» **SUPPLIED MATERIAL**:
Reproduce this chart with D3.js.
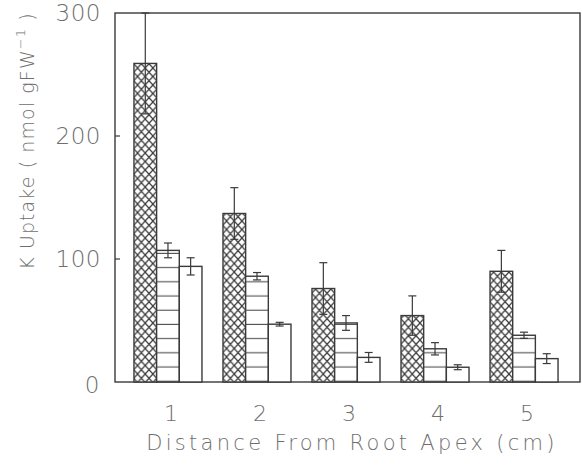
<!DOCTYPE html>
<html><head><meta charset="utf-8">
<script src="https://cdn.jsdelivr.net/npm/d3@7"></script>
<style>body{margin:0;background:#fff}</style>
</head><body>
<svg id="c" width="582" height="465"></svg>
<script>
const categories = ["1","2","3","4","5"];
const seriesNames = ["cross", "lined", "open"];
const crossValues = [259, 137, 76, 54, 90];
const crossErrors = [41, 21, 21, 16, 17];
const linedValues = [107, 86, 48, 27, 38];
const linedErrors = [6, 3, 6, 5, 2.5];
const openValues = [94, 47, 20, 12, 19];
const openErrors = [7, 1.5, 4, 2, 4];
const yTicks = [0, 100, 200, 300];

const values = [crossValues, linedValues, openValues];
const errors = [crossErrors, linedErrors, openErrors];

const svg = d3.select("#c");
const L = 115, R = 580, T = 13, B = 382;
const ink = "#3a3a3a", txt = "#6e6e6e";
const font = "'DejaVu Sans', sans-serif";

const x = d3.scaleBand().domain(categories).range([L, 577]).paddingInner(0.236).paddingOuter(0.213);
const xs = d3.scaleBand().domain(seriesNames).range([0, x.bandwidth()]);
const y = d3.scaleLinear().domain([0, 300]).range([B, T]);

const defs = svg.append("defs");
const pc = defs.append("pattern").attr("id","cross").attr("patternUnits","userSpaceOnUse")
  .attr("width", 7.67).attr("height", 8.5).attr("x", x("1"));
pc.append("rect").attr("width",7.67).attr("height",8.5).attr("fill","#fff");
pc.append("path").attr("d","M0,0L7.67,8.5M7.67,0L0,8.5M-1,-1L0,0M7.67,8.5L8.67,9.5")
  .attr("stroke", ink).attr("stroke-width", 1.3).attr("fill","none");
const pl = defs.append("pattern").attr("id","lined").attr("patternUnits","userSpaceOnUse")
  .attr("width", 10).attr("height", 14.2).attr("y", B - 15 - 7);
pl.append("rect").attr("width",10).attr("height",14.2).attr("fill","#fff");
pl.append("line").attr("x1",0).attr("x2",10).attr("y1",7).attr("y2",7)
  .attr("stroke", "#555").attr("stroke-width", 1.1);
const fills = ["url(#cross)", "url(#lined)", "#fff"];

// frame
svg.append("rect").attr("x", L).attr("y", T).attr("width", R - L).attr("height", B - T)
  .attr("fill","none").attr("stroke", ink).attr("stroke-width", 1.4);

// y ticks
const yAxis = svg.append("g");
yTicks.forEach(t => {
  if (t > 0 && t < 300) {
    yAxis.append("line").attr("x1", L).attr("x2", L + 5).attr("y1", y(t)).attr("y2", y(t))
      .attr("stroke", ink).attr("stroke-width", 1.2);
  }
  yAxis.append("text").attr("x", t === 0 ? 100 : 101).attr("y", y(t) + (t === 0 ? 3 : 0))
    .attr("text-anchor","end").attr("dominant-baseline","central")
    .attr("font-family", font).attr("font-weight", 300).attr("font-size", 23).attr("letter-spacing", 0.5)
    .attr("fill", txt).text(t);
});

// bars
const groups = svg.append("g").selectAll("g").data(categories).join("g")
  .attr("transform", d => `translate(${x(d)},0)`);
seriesNames.forEach((s, si) => {
  groups.append("rect")
    .attr("x", (d) => xs(s))
    .attr("y", (d, i) => y(values[si][i]))
    .attr("width", xs.bandwidth())
    .attr("height", (d, i) => B - y(values[si][i]))
    .attr("fill", fills[si]).attr("stroke", ink).attr("stroke-width", 1.4);
});
// error bars
seriesNames.forEach((s, si) => {
  groups.each(function(d, i) {
    const g = d3.select(this);
    const cx = xs(s) + xs.bandwidth() / 2;
    const hi = y(Math.min(300, values[si][i] + errors[si][i]));
    const lo = y(values[si][i] - errors[si][i]);
    g.append("line").attr("x1", cx).attr("x2", cx).attr("y1", hi).attr("y2", lo)
      .attr("stroke", ink).attr("stroke-width", 1.2);
    [hi, lo].forEach(yy => g.append("line").attr("x1", cx - 4).attr("x2", cx + 4)
      .attr("y1", yy).attr("y2", yy).attr("stroke", ink).attr("stroke-width", 1.2));
  });
});

// x labels
svg.append("g").selectAll("text").data(categories).join("text")
  .attr("x", d => x(d) + x.bandwidth() / 2 + 3).attr("y", 413)
  .attr("text-anchor","middle").attr("dominant-baseline","central")
  .attr("font-family", font).attr("font-weight", 300).attr("font-size", 22)
  .attr("fill", txt).text(d => d);

svg.append("text").attr("x", 352).attr("y", 443)
  .attr("text-anchor","middle").attr("dominant-baseline","central")
  .attr("font-family", font).attr("font-weight", 300).attr("font-size", 21)
  .attr("letter-spacing", 3.3)
  .attr("fill", txt).text("Distance From Root Apex (cm)");

const yt = svg.append("text").attr("transform","translate(27,141) rotate(-90)")
  .attr("text-anchor","middle").attr("dominant-baseline","central")
  .attr("font-family", font).attr("font-weight", 300).attr("font-size", 19)
  .attr("letter-spacing", 1.1).attr("fill", txt);
yt.append("tspan").text("K Uptake ( nmol gFW");
yt.append("tspan").attr("dy", -7).attr("font-size", 13).text("−1");
yt.append("tspan").attr("dy", 7).text(" )");
</script>
</body></html>
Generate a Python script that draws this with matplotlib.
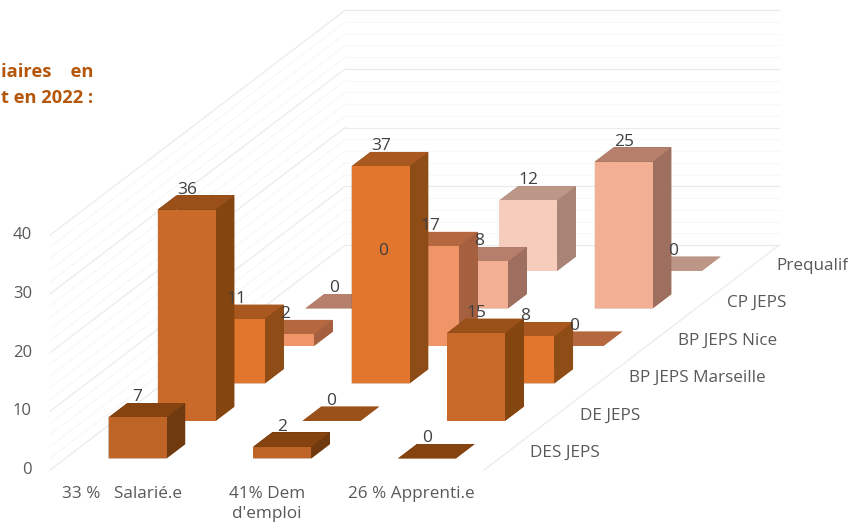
import numpy as np
import matplotlib
matplotlib.use('Agg')
import matplotlib.pyplot as plt
from mpl_toolkits.mplot3d import proj3d

categories = ['33 %   Salarié.e', "41% Dem\nd'emploi", '26 % Apprenti.e']
series_names = ['DES JEPS', 'DE JEPS', 'BP JEPS Marseille', 'BP JEPS Nice', 'CP JEPS', 'Prequalif']
z_ticks = [0, 10, 20, 30, 40]

des_jeps = [7, 2, 0]
de_jeps = [36, 0, 15]
bp_marseille = [11, 37, 8]
bp_nice = [2, 17, 0]
cp_jeps = [0, 8, 25]
prequalif = [0, 12, 0]

front_colors = ['#BF6427', '#C9692A', '#E2762C', '#F09568', '#F2AF93', '#F6CCBC']
top_colors = ['#84430F', '#9A5019', '#A9591F', '#B5683F', '#B57F6C', '#BC9788']
side_colors = ['#703A10', '#844511', '#8E4C17', '#A5603F', '#9E6F5E', '#A88476']

WIDTH, HEIGHT = 848, 524
plt.rcParams['font.family'] = ['Open Sans', 'DejaVu Sans']

fig = plt.figure(figsize=(WIDTH / 100, HEIGHT / 100), dpi=100)
# axes bigger than the figure: mplot3d forces a square box and clips to it
ax = fig.add_axes([0, (1 - WIDTH / HEIGHT) / 2, 1, WIDTH / HEIGHT], projection='3d')
ax.set_axis_off()
ax.set_proj_type('ortho')  # lines get clipped away otherwise
ax.apply_aspect()


def oblique_proj():
    # excel style right angle axes, pixels per unit on each axis
    a = ax.transData.inverted().transform((0, 0))
    b = ax.transData.inverted().transform((1, 1)) - a
    return np.array([
        [b[0] * 144.7, b[0] * 49.2, 0, a[0] + b[0] * 50],
        [0, b[1] * 37.5, b[1] * 5.87, a[1] + b[1] * (HEIGHT - 470)],
        [-0.0001, 0.1, -0.0001, 0],
        [0, 0, 0, 1],
    ])


ax.get_proj = oblique_proj


def label(x, y, z, s, **kwargs):
    tx, ty, _ = proj3d.proj_transform(x, y, z, oblique_proj())
    ax.text2D(tx, ty, s, transform=ax.transData, **kwargs)


# walls
for z in range(0, 41, 2):
    color = '#EBEBEB' if z % 10 == 0 else '#F8F8F8'
    ax.plot([0, 0], [0, 6], [z, z], color=color, lw=0.9, zorder=1)
    ax.plot([0, 3], [6, 6], [z, z], color=color, lw=0.9, zorder=1)
ax.plot([3, 3], [0, 6], [0, 0], color='#EBEBEB', lw=0.9, zorder=1)

# bars
rows = [des_jeps, de_jeps, bp_marseille, bp_nice, cp_jeps, prequalif]
bar_w = 0.4
bar_d = 0.38
xs, ys, heights, colors = [], [], [], []
for j, row in enumerate(rows):
    for i, value in enumerate(row):
        xs.append(i + (1 - bar_w) / 2)
        ys.append(j + (1 - bar_d) / 2)
        heights.append(value)
        # face order of bar3d: -z, +z, -y, +y, -x, +x
        colors += [top_colors[j], top_colors[j], front_colors[j],
                   side_colors[j], side_colors[j], side_colors[j]]
ax.bar3d(xs, ys, np.zeros(len(xs)), bar_w, bar_d, heights, color=colors,
         shade=False, edgecolor='none')

# value labels sit above the front face
for x, y, value in zip(xs, ys, heights):
    label(x + bar_w / 2, y, value + 3.4, str(value), ha='center', va='center',
          fontsize=12.5, color='#404040', zorder=1000)

for z in z_ticks:
    label(-0.125, 0, z, str(z), ha='right', va='center', fontsize=12, color='#595959')

for i, name in enumerate(categories):
    label(i + 0.5, 0, -2.8, name, ha='center', va='top', fontsize=12.3, color='#595959',
          linespacing=1.3)

for j, name in enumerate(series_names):
    label(3.15, j + 0.5, -0.3, name, ha='left', va='center', fontsize=12.3, color='#595959')

fig.text(93 / WIDTH, 1 - 72 / HEIGHT, 'iaires    en', ha='right', va='center',
         fontsize=13.2, fontweight='bold', color='#B5570B')
fig.text(93 / WIDTH, 1 - 98 / HEIGHT, 't en 2022 :', ha='right', va='center',
         fontsize=13.2, fontweight='bold', color='#B5570B')

fig.savefig('out.png', dpi=100)
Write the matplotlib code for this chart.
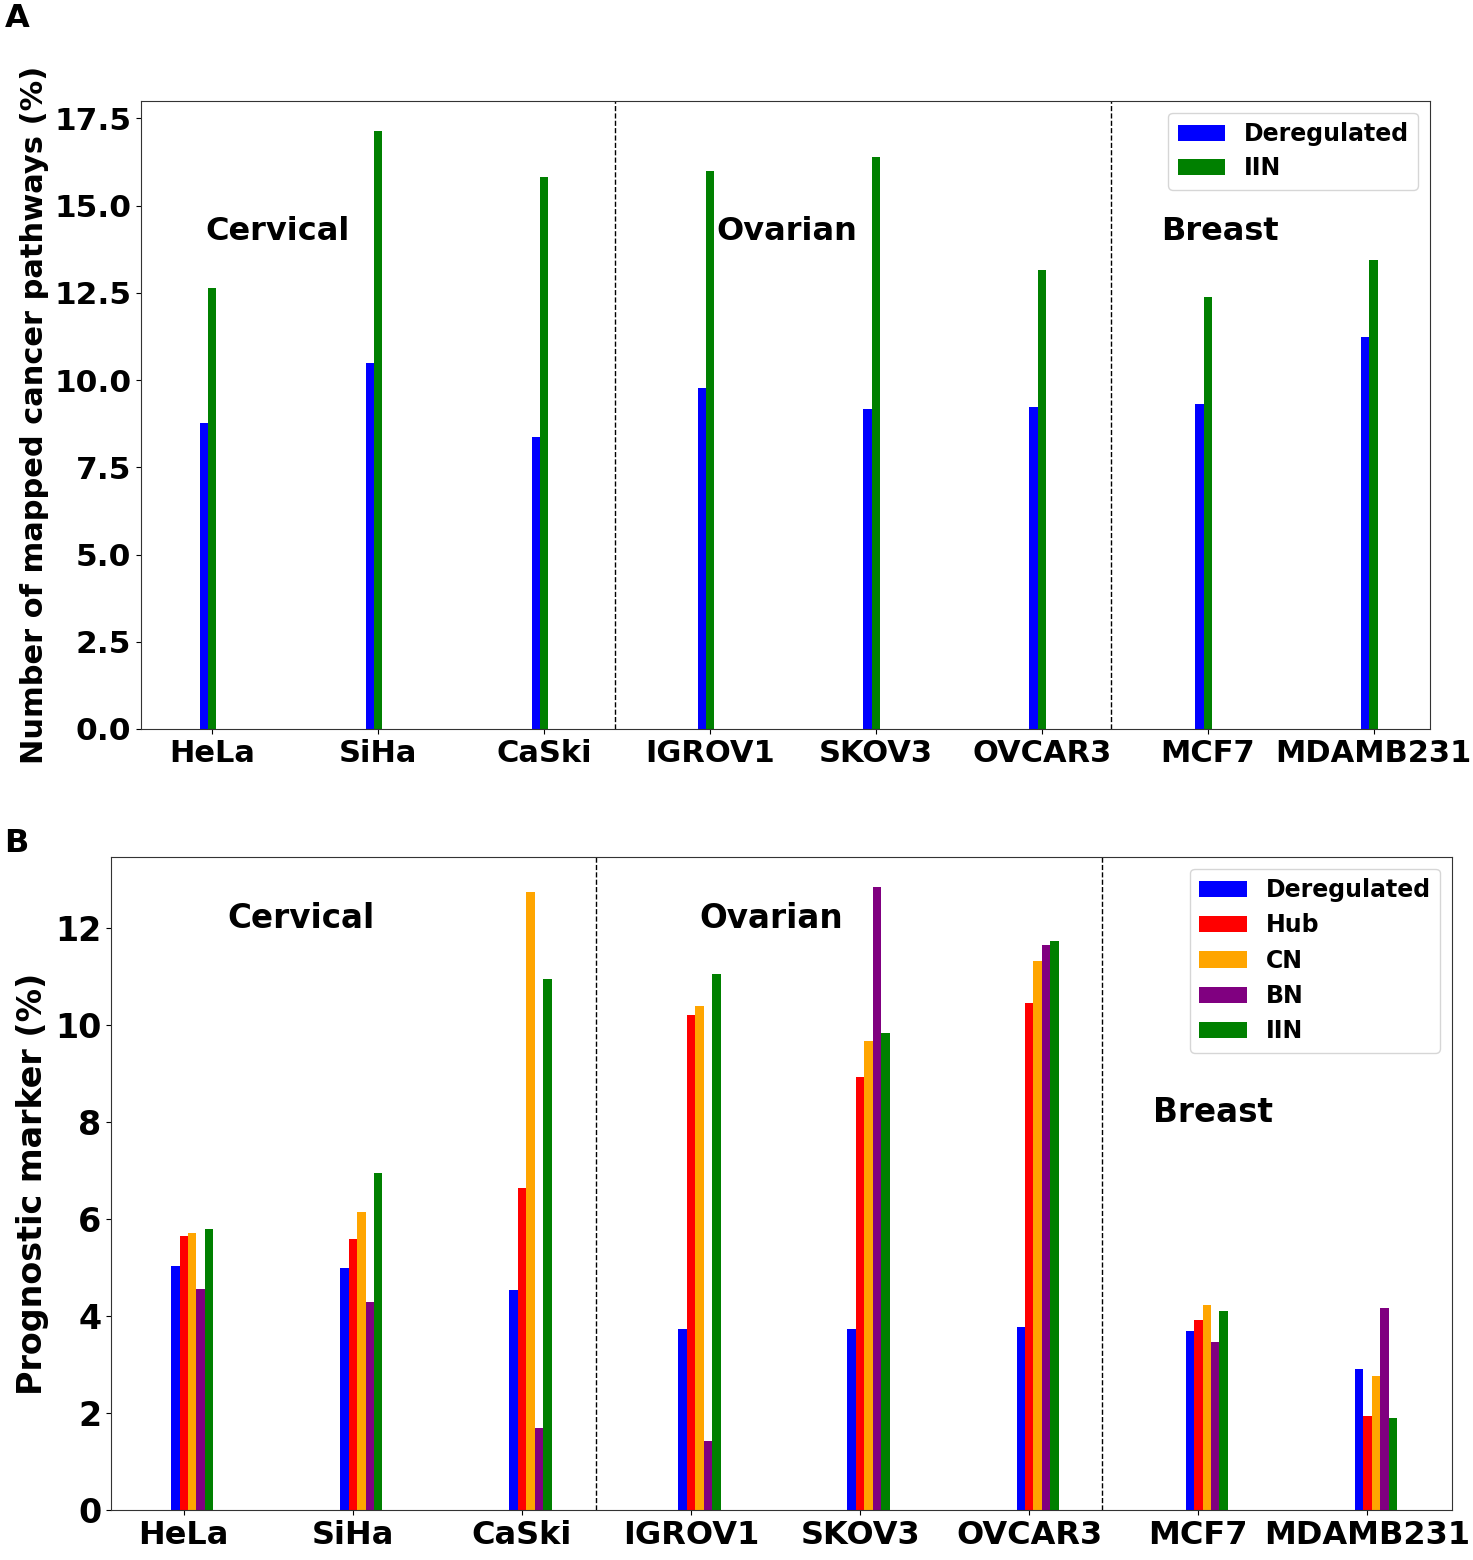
import numpy as np
import matplotlib
matplotlib.use("Agg")
import matplotlib.pyplot as plt

cell_lines = ["HeLa", "SiHa", "CaSki", "IGROV1", "SKOV3", "OVCAR3", "MCF7", "MDAMB231"]

# panel A: mapped cancer pathways (%)
pathway_dereg = [8.76, 10.49, 8.36, 9.78, 9.18, 9.24, 9.32, 11.22]
pathway_iin = [12.63, 17.14, 15.81, 15.99, 16.38, 13.15, 12.37, 13.44]

# panel B: prognostic markers (%)
prog_dereg = [5.03, 4.99, 4.53, 3.73, 3.73, 3.78, 3.68, 2.90]
prog_hub = [5.64, 5.59, 6.63, 10.20, 8.93, 10.45, 3.91, 1.93]
prog_cn = [5.71, 6.14, 12.74, 10.38, 9.66, 11.32, 4.22, 2.76]
prog_bn = [4.55, 4.28, 1.69, 1.42, 12.84, 11.65, 3.46, 4.16]
prog_iin = [5.79, 6.95, 10.95, 11.05, 9.83, 11.73, 4.09, 1.89]

cancer_types = ["Cervical", "Ovarian", "Breast"]

plt.rcParams["font.family"] = "DejaVu Sans"
plt.rcParams["font.weight"] = "bold"
plt.rcParams["axes.labelweight"] = "bold"

fig = plt.figure(figsize=(14.73, 15.6), dpi=100)
x = np.arange(len(cell_lines))
w = 0.05

# ---- A ----
axA = fig.add_axes([0.0957, 0.5327, 0.8751, 0.4026])
axA.bar(x - w, pathway_dereg, w, color="blue", label="Deregulated")
axA.bar(x, pathway_iin, w, color="green", label="IIN")
axA.set_xticks(x)
axA.set_xticklabels(cell_lines, fontsize=22, fontweight="bold")
ytA = np.arange(0, 17.6, 2.5)
axA.set_yticks(ytA)
axA.set_yticklabels([f"{v:.1f}" for v in ytA], fontsize=22.5, fontweight="bold")
axA.set_xlim(-0.43, 7.34)
axA.set_ylim(0, 18.0)
axA.set_ylabel("Number of mapped cancer pathways (%)", fontsize=22, fontweight="bold")
for xv in [2.43, 5.42]:
    axA.axvline(xv, color="black", ls="--", lw=1)
for name, xt, yt in zip(cancer_types, [-0.04, 3.04, 5.72], [14, 14, 14]):
    axA.text(xt, yt, name, fontsize=23, fontweight="bold")
axA.legend(loc="upper right", prop={"size": 17, "weight": "bold"}, handlelength=2.0,
           borderpad=0.4, labelspacing=0.42)
fig.text(0.003, 0.983, "A", fontsize=23, fontweight="bold")

# ---- B ----
axB = fig.add_axes([0.0754, 0.0321, 0.9103, 0.4186])
axB.bar(x - w, prog_dereg, w, color="blue", label="Deregulated")
axB.bar(x, prog_hub, w, color="red", label="Hub")
axB.bar(x + w, prog_cn, w, color="orange", label="CN")
axB.bar(x + 2 * w, prog_bn, w, color="purple", label="BN")
axB.bar(x + 3 * w, prog_iin, w, color="green", label="IIN")
axB.set_xticks(x)
axB.set_xticklabels(cell_lines, fontsize=23, fontweight="bold")
axB.set_yticks(np.arange(0, 13, 2))
axB.set_yticklabels([str(v) for v in range(0, 13, 2)], fontsize=24, fontweight="bold")
axB.set_xlim(-0.43, 7.50)
axB.set_ylim(0, 13.46)
axB.set_ylabel("Prognostic marker (%)", fontsize=24, fontweight="bold")
for xv in [2.44, 5.43]:
    axB.axvline(xv, color="black", ls="--", lw=1)
for name, xt, yt in zip(cancer_types, [0.26, 3.05, 5.73], [12, 12, 8]):
    axB.text(xt, yt, name, fontsize=23.5, fontweight="bold")
axB.legend(loc="upper right", prop={"size": 17, "weight": "bold"}, handlelength=2.0,
           borderpad=0.4, labelspacing=0.48)
fig.text(0.003, 0.454, "B", fontsize=23, fontweight="bold")

for ax in (axA, axB):
    for s in ax.spines.values():
        s.set_color("#333333")

fig.savefig("out.png", dpi=100)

» **DIRECTION**: Your task is to gather every line with the word "this" and copy it.

» **ANSWER FOR THE TASK**:
Reproduce this chart with D3.js.
    const g = d3.select(this);
Generate a Python script that draws this with matplotlib.
Write the matplotlib code for this chart.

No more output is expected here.